For reference, here’s how the data looks in the 2D UMAP embedding, with the center being very dense.

image

lmcinnes commented 3 months ago

If you really need smaller clusters then cluster_extraction_method`="leaf" should work for you. You may also want to look at using datashader for plotting/visualization since there is a lot of overplotting when dealing with 7.5 million points (or even 100,000 points).
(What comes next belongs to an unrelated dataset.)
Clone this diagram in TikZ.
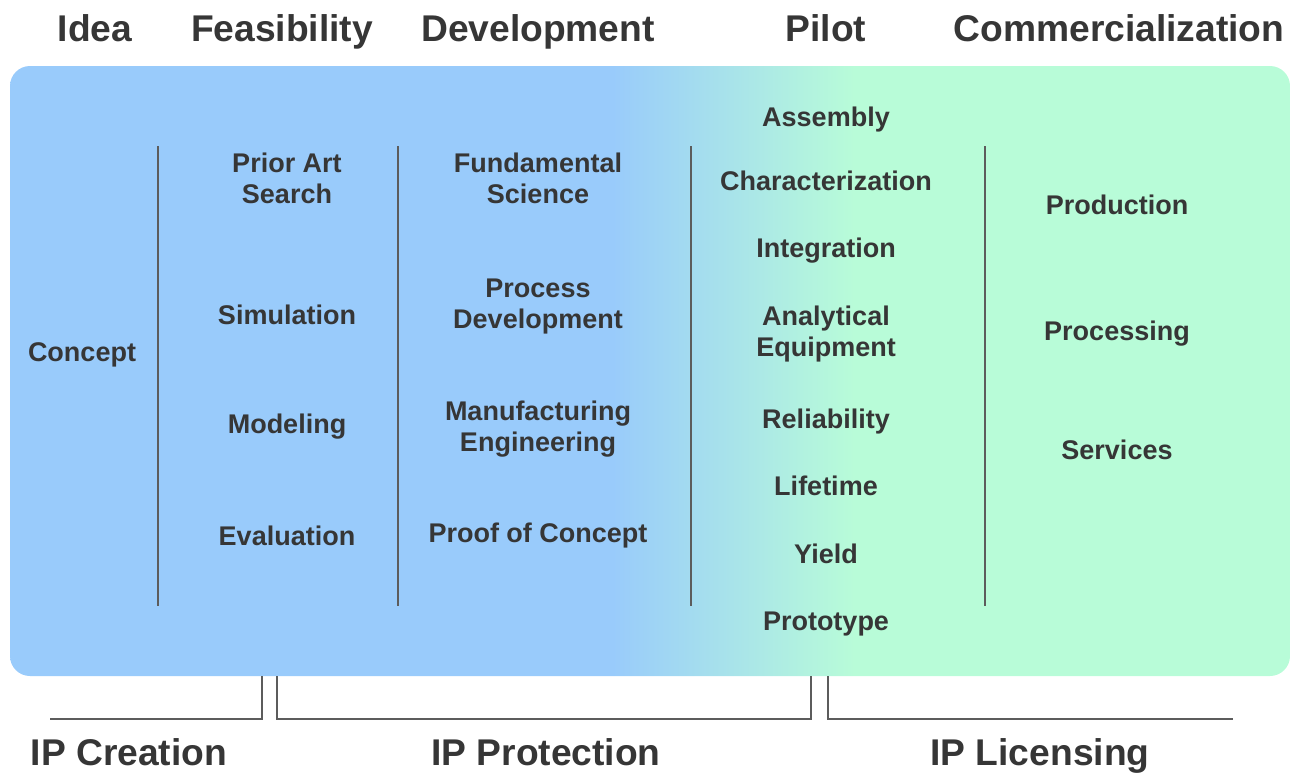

raina678 commented 3 months ago

Thank you for your reply!

I'm working with around 1 million data points. My objective function constraints include limiting the cluster count to between 5 and 20, with outliers kept under 20%. The best hyperparameters yield a Davies Bouldin score of 1.4, as shown below. Additionally, I've attached my objective function for reference:

def umap_hdbscan_objective(n_neighbors, min_dist, n_components, min_samples, min_cluster_size, outlier_percentage=0.2):
    """
    Objective function for optimizing UMAP and HDBSCAN parameters using the Davies-Bouldin Index

    Returns:
        float: Davies-Bouldin score if clustering is valid (lower values indicate better clustering), otherwise a penalty score indicating poor clustering

    Notes:
    - Clustering is considered failed if:
        - No valid embeddings or labels are produced (returns -1000.0)
        - All points are classified as outliers (returns -1000.1)
        - Less than 5 clusters are detected (returns -1000.2)
        - More than 20 clusters are detected (returns -1000.3)
        - The number of outliers exceeds the specified percentage of the total data points (returns -1000.4)
    """
    umap_embedding, cluster_labels = umap_hdbscan(
        df=transformed_df,
        n_neighbors=round(n_neighbors),
        min_dist=min_dist,
        n_components=round(n_components),
        # metric=metric,
        min_samples=round(min_samples),
        min_cluster_size=round(min_cluster_size),
        verbose=True
    )

    if umap_embedding is None or cluster_labels is None:
        print('Clustering failed or no valid embeddings/labels')
        return -1000.0  # High score indicating poor clustering

    if max(cluster_labels) == -1:
        print('No clusters found - all points are outliers')
        return -1000.1  # High score indicating poor clustering

    # check for number of clusters
    num_clusters = len(set(cluster_labels))
    if num_clusters < 5:
        print(f'Too few clusters detected: {num_clusters}')
        return -1000.2  # High score indicating poor clustering
    if num_clusters > 20:
        print(f'Too many clusters detected: {num_clusters}')
        return -1000.3  # High score indicating poor clustering

    # check for outliers count
    total_points = len(transformed_df)
    outlier_count = (cluster_labels == -1).sum()

    # Calculate the threshold based on the specified percentage of total data points
    outlier_threshold = outlier_percentage * total_points

    # Check outlier condition
    if outlier_count > outlier_threshold:
        print(f'Outliers exceed {outlier_percentage*100}% of the total number of data points: {outlier_count}')
        return -1000.4  # High penalty score indicating poor clustering

    # cluster_size_counts = pd.Series(cluster_labels).value_counts()
    # min_cluster_size = cluster_size_counts.min()
    # max_cluster_size = cluster_size_counts.max()

    db_score = davies_bouldin_score(umap_embedding, cluster_labels)
    print(f"Davies-Bouldin score: {db_score}")

    return -db_score # Lower is better, closer to 0 is ideal

image image

raina678 commented 3 months ago

Hi,

I used cluster_extraction_method="leaf" for a dataset of around 1 million data points and applied Bayesian optimization. However, the results were not satisfactory:

I’m looking for suggestions on how to improve the clustering results or alternative approaches to achieve the desired clustering constraints

lmcinnes commented 3 months ago

I'm not sure how to achieve all your desiderata here. You can just run K-Means with k=20 and get something that meets your requirements; that may not exactly be a desired result though. It may be the case that the data does not cluster in the way you wnat it to.